Compete à comunidade internacional e aos governos nacionais dar os justos sinais para contrastar de modo eficaz, no uso do ambiente, as modalidades que resultem danosas para o mesmo. Para proteger o ambiente e tutelar os recursos e o clima é preciso, por um lado, agir no respeito de normas bem definidas mesmo do ponto de vista jurídico e econômico e, por outro, ter em conta a solidariedade devida a quantos habitam nas regiões mais pobres da terra às gerações futuras...
Se quiseres cultivar a paz, preserva a criação. A busca da paz por parte de todos os homens de boa vontade será sem dúvida alguma, facilitada pelo reconhecimento comum da relação indivisível que existe entre Deus, os seres humanos e a criação inteira. Os cristãos, iluminados pela Revelação Divina e seguindo a Tradição da Igreja, prestam a sua própria contribuição. Consideram o cosmos e as suas maravilhas à luz da obra criadora do Pai e redentora de Cristo, que, pela sua morte e ressurreição, reconciliou com Deus “todas as criaturas, na terra e nos céus” Cl1,20).

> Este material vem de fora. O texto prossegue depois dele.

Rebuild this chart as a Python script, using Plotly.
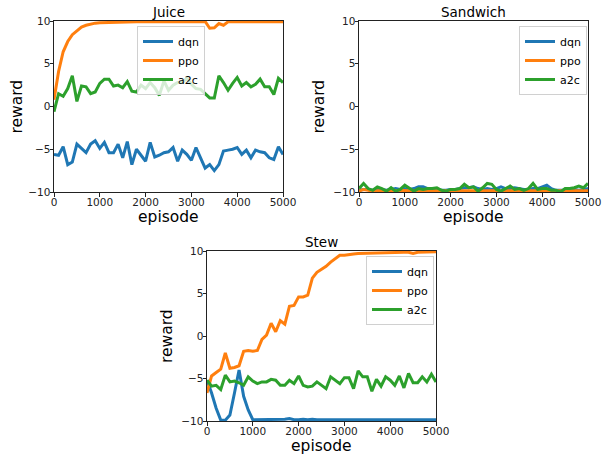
import plotly.graph_objects as go

episodes = list(range(0, 5001, 100))

juice_dqn = [-5.6, -5.7, -4.7, -6.8, -6.5, -4.4, -4.9, -5.4, -4.4, -4.0,
             -4.9, -4.2, -5.4, -5.4, -4.4, -6.0, -4.1, -6.8, -5.0, -5.7,
             -6.4, -4.2, -5.9, -5.7, -5.4, -5.3, -4.8, -6.4, -5.1, -5.6,
             -6.3, -4.8, -6.1, -7.2, -6.8, -7.5, -6.8, -5.2, -5.1, -5.0,
             -4.8, -5.6, -5.1, -6.0, -5.1, -5.3, -5.4, -6.0, -6.2, -4.7,
             -5.6]
juice_ppo = [0.8, 4.1, 6.4, 7.6, 8.4, 8.9, 9.3, 9.5, 9.65, 9.75,
             9.8, 9.82, 9.85, 9.85, 9.87, 9.88, 9.9, 9.9, 9.9, 9.9,
             9.9, 9.9, 9.92, 9.92, 9.93, 9.93, 9.95, 9.95, 9.95, 9.95,
             9.95, 9.95, 9.95, 9.95, 9.15, 9.2, 9.7, 9.5, 9.9, 9.9,
             9.9, 9.9, 9.9, 9.9, 9.9, 9.9, 9.9, 9.9, 9.9, 9.9,
             9.9]
juice_a2c = [-0.6, 1.5, 1.2, 2.1, 3.6, 0.6, 2.4, 2.3, 1.5, 1.7,
             2.7, 3.2, 3.2, 2.4, 2.5, 2.2, 2.9, 1.8, 1.7, 2.5,
             2.1, 2.8, 2.2, 1.3, 3.0, 1.9, 2.5, 2.8, 2.8, 3.3,
             2.6, 2.1, 2.0, 1.5, 1.0, 1.0, 3.6, 2.8, 1.9, 2.7,
             3.4, 2.4, 2.8, 2.3, 2.6, 3.2, 2.3, 2.3, 1.4, 3.3,
             2.8]

sandwich_dqn = [-9.8, -9.7, -9.7, -9.8, -9.7, -9.7, -9.8, -9.7, -9.6, -9.7,
                -9.6, -9.7, -9.6, -9.4, -9.4, -9.6, -9.6, -9.7, -9.8, -9.8,
                -9.7, -9.7, -9.6, -9.5, -9.5, -9.4, -9.6, -9.7, -9.6, -9.7,
                -9.6, -9.4, -9.6, -9.6, -9.5, -9.6, -9.7, -9.7, -9.6, -9.6,
                -9.4, -9.2, -9.6, -9.8, -9.8, -9.8, -9.8, -9.7, -9.8, -9.7,
                -9.6]
sandwich_ppo = [-9.9, -9.7, -9.8, -9.9, -9.85, -9.85, -9.9, -9.85, -9.85, -9.8,
                -9.85, -9.85, -9.85, -9.9, -9.85, -9.85, -9.85, -9.8, -9.85, -9.85,
                -9.85, -9.85, -9.85, -9.85, -9.8, -9.85, -9.85, -9.85, -9.8, -9.85,
                -9.85, -9.85, -9.85, -9.85, -9.85, -9.85, -9.85, -9.85, -9.85, -9.85,
                -9.85, -9.85, -9.8, -9.85, -9.85, -9.85, -9.85, -9.85, -9.85, -9.85,
                -9.85]
sandwich_a2c = [-9.6, -9.0, -9.6, -9.8, -9.4, -9.6, -9.9, -9.5, -9.9, -9.7,
                -9.2, -9.6, -9.9, -9.6, -9.7, -9.6, -9.6, -9.5, -9.8, -9.9,
                -9.7, -9.7, -9.6, -9.1, -9.5, -9.4, -9.9, -9.5, -9.0, -9.1,
                -9.7, -9.9, -9.6, -9.3, -9.7, -9.6, -9.8, -9.6, -9.0, -9.7,
                -9.6, -9.6, -9.8, -9.8, -10.0, -9.6, -9.6, -9.5, -9.3, -9.5,
                -9.0]

stew_dqn = [-5.2, -6.7, -8.5, -9.9, -9.9, -9.3, -6.7, -4.0, -7.1, -8.7,
            -9.85, -9.85, -9.85, -9.85, -9.85, -9.85, -9.85, -9.8, -9.7, -9.85,
            -9.85, -9.8, -9.85, -9.8, -9.85, -9.85, -9.85, -9.8, -9.85, -9.85,
            -9.85, -9.85, -9.8, -9.85, -9.85, -9.85, -9.8, -9.85, -9.85, -9.85,
            -9.85, -9.85, -9.8, -9.85, -9.85, -9.8, -9.85, -9.85, -9.85, -9.85,
            -9.85]
stew_ppo = [-6.7, -4.7, -4.3, -3.9, -2.0, -3.8, -3.7, -3.5, -1.8, -1.7,
            -1.8, -1.7, -0.4, 0.1, 1.5, 0.5, 1.8, 1.4, 3.5, 3.6,
            4.6, 4.6, 4.8, 6.8, 7.5, 7.8, 8.2, 8.7, 9.1, 9.5,
            9.5, 9.6, 9.65, 9.7, 9.72, 9.75, 9.75, 9.8, 9.8, 9.82,
            9.85, 9.8, 9.85, 9.85, 9.85, 9.7, 9.85, 9.85, 9.9, 9.9,
            9.9]
stew_a2c = [-5.2, -5.9, -5.8, -6.3, -4.6, -5.4, -5.3, -5.5, -5.8, -4.8,
            -5.3, -5.6, -5.4, -5.4, -5.1, -5.2, -5.8, -5.8, -5.2, -5.6,
            -4.7, -5.8, -6.0, -5.9, -5.4, -5.8, -6.2, -4.8, -5.2, -5.6,
            -4.9, -4.9, -6.2, -4.1, -4.8, -4.8, -6.5, -5.1, -5.9, -4.8,
            -5.2, -5.8, -4.7, -6.1, -4.4, -5.5, -5.5, -4.8, -5.4, -4.5,
            -5.4]

series_names = ["dqn", "ppo", "a2c"]
colors = ["#1f77b4", "#ff7f0e", "#2ca02c"]
panel_titles = ["Juice", "Sandwich", "Stew"]
x_label = "episode"
y_label = "reward"
panels = [
    [juice_dqn, juice_ppo, juice_a2c],
    [sandwich_dqn, sandwich_ppo, sandwich_a2c],
    [stew_dqn, stew_ppo, stew_a2c],
]
x_ticks = [0, 1000, 2000, 3000, 4000, 5000]
x_tick_labels = ["0", "1000", "2000", "3000", "4000", "5000"]
y_ticks = [-10, -5, 0, 5, 10]
y_tick_labels = ["\u221210", "\u22125", "0", "5", "10"]

W, H = 602, 455
# plot areas in pixels: (left, right, top, bottom)
boxes = [(54, 283, 21, 192), (359, 588, 21, 192), (207, 436, 251, 421)]
legend_pos = [(137, 26), (519, 26), (366, 256)]
ylabel_x = [16, 318, 167]

FONT = "DejaVu Sans"
fig = go.Figure()
layout = dict(
    width=W, height=H, autosize=False,
    margin=dict(l=0, r=0, t=0, b=0, autoexpand=False),
    paper_bgcolor="white", plot_bgcolor="white",
    font=dict(family=FONT, color="black"),
    showlegend=True,
    annotations=[],
)

for i, (title, data) in enumerate(zip(panel_titles, panels)):
    sfx = "" if i == 0 else str(i + 1)
    lg = "legend" if i == 0 else f"legend{i + 1}"
    for name, vals, col in zip(series_names, data, colors):
        fig.add_trace(go.Scatter(
            x=episodes, y=vals, mode="lines", name=name,
            line=dict(color=col, width=3),
            xaxis="x" + sfx, yaxis="y" + sfx, legend=lg,
        ))
    l, r, t, b = boxes[i]
    axcommon = dict(showline=True, mirror=True, linecolor="#222", linewidth=1,
                    ticks="outside", ticklen=3.5, tickcolor="#222",
                    showgrid=False, zeroline=False, automargin=False,
                    ticklabelstandoff=-3,
                    tickfont=dict(size=10.5, family=FONT, color="#222"))
    layout["xaxis" + sfx] = dict(
        domain=[l / W, r / W], anchor="y" + sfx, range=[0, 5000],
        tickvals=x_ticks, ticktext=x_tick_labels, **axcommon)
    layout["yaxis" + sfx] = dict(
        domain=[1 - b / H, 1 - t / H], anchor="x" + sfx, range=[-10, 10],
        tickvals=y_ticks, ticktext=y_tick_labels, **axcommon)
    lx, ly = legend_pos[i]
    layout[lg] = dict(
        x=lx / W, y=1 - ly / H, xanchor="left", yanchor="top",
        bgcolor="rgba(255,255,255,0.8)", bordercolor="#d0d0d0", borderwidth=1,
        font=dict(size=11, family=FONT), tracegroupgap=0, itemwidth=30,
    )
    layout["annotations"] += [
        dict(text=title, x=(l + r) / 2 / W, y=1 - (t - 9) / H,
             xref="paper", yref="paper", xanchor="center", yanchor="middle",
             showarrow=False, font=dict(size=13.5, family=FONT)),
        dict(text=x_label, x=(l + r) / 2 / W, y=1 - (b + 25) / H,
             xref="paper", yref="paper", xanchor="center", yanchor="middle",
             showarrow=False, font=dict(size=15.5, family=FONT)),
        dict(text=y_label, x=ylabel_x[i] / W, y=1 - (t + b) / 2 / H,
             xref="paper", yref="paper", xanchor="center", yanchor="middle",
             textangle=-90, showarrow=False, font=dict(size=15.5, family=FONT)),
    ]

fig.update_layout(**layout)
fig.write_html("out.html", config={"displayModeBar": False},
               post_script="document.body.style.margin='0px';document.body.style.padding='0px';")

Cristo Crucificado e Ressuscitado concedeu à humanidade o dom do seu Espírito santificador, que guia o caminho da história à espera daquele dia em que, com o regresso glorioso do Senhor, serão inaugurados “novos céus e uma nova terra” (2Pd3,13), onde habitarão a justiça e a paz para sempre. Assim, proteger o ambiente natural para construir um mundo de paz é dever de toda a pessoa.
Trata-se de um desafio urgente que se há de enfrentar com renovado e concorde empenho; é uma oportunidade providencial para entregar às novas gerações a perspectivas de um futuro melhor para todos.
Disto mesmo estejam cientes os responsáveis das nações e quantos, nos diversos níveis, têm a peito a sorte da humanidade: a salvaguarda da criação e realização da paz são realidades intimamente ligadas entre si.
Por isso, convido todos os crentes a elevarem a Deus, Criador Onipotente e Pai misericordioso, a sua oração fervorosa, para que no coração de cada homem e de cada mulher ressoe, seja acolhido e vivido o premente apelo: Se quiseres cultivar a paz, preserva a criação.